NEW YORK--The insurance industry needs to improve its public relations efforts and describe how it helps policyholders recover from disasters, said Willis Group Chief Executive Officer Joe Plumeri.
Mr. Plumeri, who spoke here last night, said the insurance business fails to praise its accomplishments for the public good.
His passionate comments came during a dinner given by St. John's University School of Risk Management honoring Mr. Plumeri as the 2006 Insurance Leader of the Year.
Abandoning a prepared text, Mr. Plumeri, who joined the industry after retiring as a chief executive with Citigroup, said that before joining Willis in 2000, he heard insurance was a boring business--but he discovered that was not the case.
"This industry has bad public relations," he remarked.
Mr. Plumeri said for all the criticism that is heaped upon the industry for its failure to pay claims, no one makes the counterpoint about "the lives and industries [insurers] have rebuilt" in the aftermath of catastrophes.
The passion those in the business feel when they help policyholders put their lives back together fails to be translated to the public, he said.
While working in the financial services industry, he admitted he "never felt a sense of contributing to the community. I never had the sense that I had an opportunity to get lives back on track. It is important that there is someone who should help make this happen."
He went on to say that no one helps to rebuild from a disaster like the insurance industry, adding, "The world flourishes because of this industry."
As an example, he noted that the Sugar Bowl was recently played in the Superdome in New Orleans, which just a little over a year ago was ravaged, along with the city, by Hurricane Katrina. A year later, the city is coming back to life, and without insurers, this would not have happened, he said.
"This did not happen because of FEMA [Federal Emergency Management Administration]; it happened because of this industry," said Mr. Plumeri, pointing out that insurers have paid more than $40 billion in claims compared to less than $15 billion the federal government has delivered to the city.
He said the industry does not get the recognition it deserves for its part in helping to rebuild New Orleans, but members of the insurance industry should feel high esteem for their accomplishments, a theme he returned to continually throughout his address.
"I believe in passion and self-esteem," and while some believe that accomplishments can be measured in monuments, "this should not be an industry of monuments but an industry of dreams."

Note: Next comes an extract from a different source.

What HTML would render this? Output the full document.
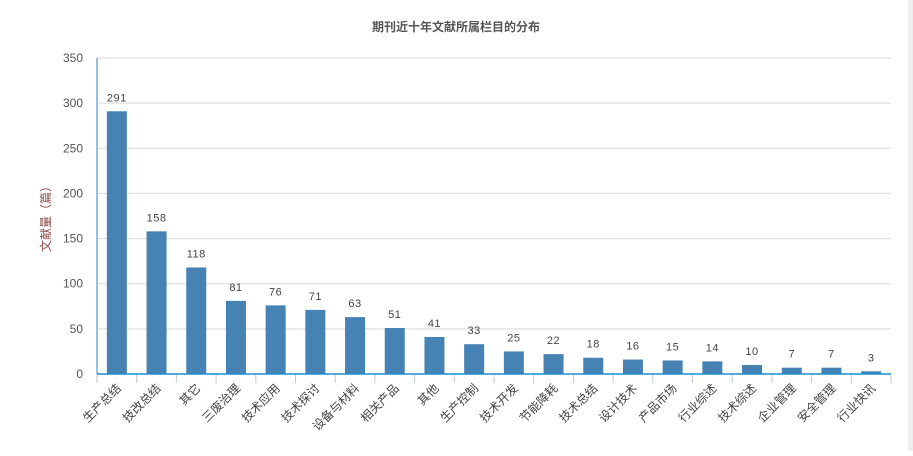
<!DOCTYPE html>
<html><head><meta charset="utf-8"><style>
body{margin:0;background:#fff;width:913px;height:451px;overflow:hidden;font-family:"Liberation Sans","Noto Sans CJK SC",sans-serif}
</style></head><body>
<svg width="913" height="451" xmlns="http://www.w3.org/2000/svg">
<rect x="908" y="0" width="5" height="451" fill="#eeeeee"/>
<text x="456" y="31" text-anchor="middle" font-size="12" font-weight="bold" fill="#555">期刊近十年文献所属栏目的分布</text>
<text transform="translate(50,216) rotate(-90)" text-anchor="middle" font-size="12" fill="#8b4a4a">文献量（篇）</text>
<g id="grid"></g><g id="bars"></g><g id="xaxis"></g>
</svg>
<script>
const categories=["生产总结","技改总结","其它","三废治理","技术应用","技术探讨","设备与材料","相关产品","其他","生产控制","技术开发","节能降耗","技术总结","设计技术","产品市场","行业综述","技术综述","企业管理","安全管理","行业快讯"];
const values=[291,158,118,81,76,71,63,51,41,33,25,22,18,16,15,14,10,7,7,3];
const yTicks=[0,50,100,150,200,250,300,350];
const NS="http://www.w3.org/2000/svg";
const x0=97,x1=891,y0=374,yTop=58,yMax=350;
const band=(x1-x0)/categories.length;
const yS=v=>y0-(v/yMax)*(y0-yTop);
function mk(t,a,p){const e=document.createElementNS(NS,t);for(const k in a)e.setAttribute(k,a[k]);p.appendChild(e);return e;}
const grid=document.getElementById('grid'),bars=document.getElementById('bars'),xa=document.getElementById('xaxis');
yTicks.forEach(v=>{
 const y=yS(v);
 if(v>0){const l=mk('line',{x1:x0,x2:x1,y1:y,y2:y,stroke:'#d9d9d9','stroke-width':1},grid);
 
 }
 const t=mk('text',{x:x0-14,y:y+4,'text-anchor':'end','font-size':12,fill:'#555'},grid);t.textContent=v;
 
 
});
const ya=mk('line',{x1:x0,x2:x0,y1:yTop,y2:y0,stroke:'#2a86c0','stroke-width':1},xa);


categories.forEach((c,i)=>{
 const cx=x0+band*(i+0.5),y=yS(values[i]);
 const r=mk('rect',{x:cx-10,y:y,width:20,height:y0-y,fill:'#4682b4'},bars);
 
 
 const lt=mk('text',{x:cx,y:y-10,'text-anchor':'middle','font-size':11,fill:'#444','letter-spacing':'0.5'},bars);lt.textContent=values[i];
 
 
 const tk=mk('line',{x1:x0+band*i,x2:x0+band*i,y1:y0,y2:y0+9,stroke:'#c0cad6'},xa);
 
 
 const xl=mk('text',{transform:`translate(${cx+5},${y0+15}) rotate(-45)`,'text-anchor':'end','font-size':12,fill:'#444'},xa);xl.textContent=c;
 
 
});
const lastTk=mk('line',{x1:x1,x2:x1,y1:y0,y2:y0+9,stroke:'#c0cad6'},xa);


const xl=mk('line',{x1:x0,x2:x1,y1:y0,y2:y0,stroke:'#1a8fcf','stroke-width':1.5},xa);


</script>
</body></html>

The dinner at which he spoke raised a record $1.86 million for the School of Risk Management, and Mr. Plumeri said he would contribute an extra $140,000 to bring the total to an even $2 million.
He dedicated his donation to the memory of his father, Samuel Plumeri, whom he said had a belief that passion for ideas and long-term goals could accomplish much.
Mr. Plumeri added that he wanted the funds to create a class that would have a sense of appreciation for the insurance industry.
"We should feel good about what we do and share in this self-esteem," he said.
The gift to the university is not an isolated act of philanthropy for Willis' chief executive, who has been active in many charitable works. Earlier this month, Mr. Plumeri and his wife Nancy made a $2 million donation to the Make-A-Wish Foundation, the largest individual gift in the group's history, according to its Web site. The foundation helps children with life-threatening medical conditions fulfill a wish.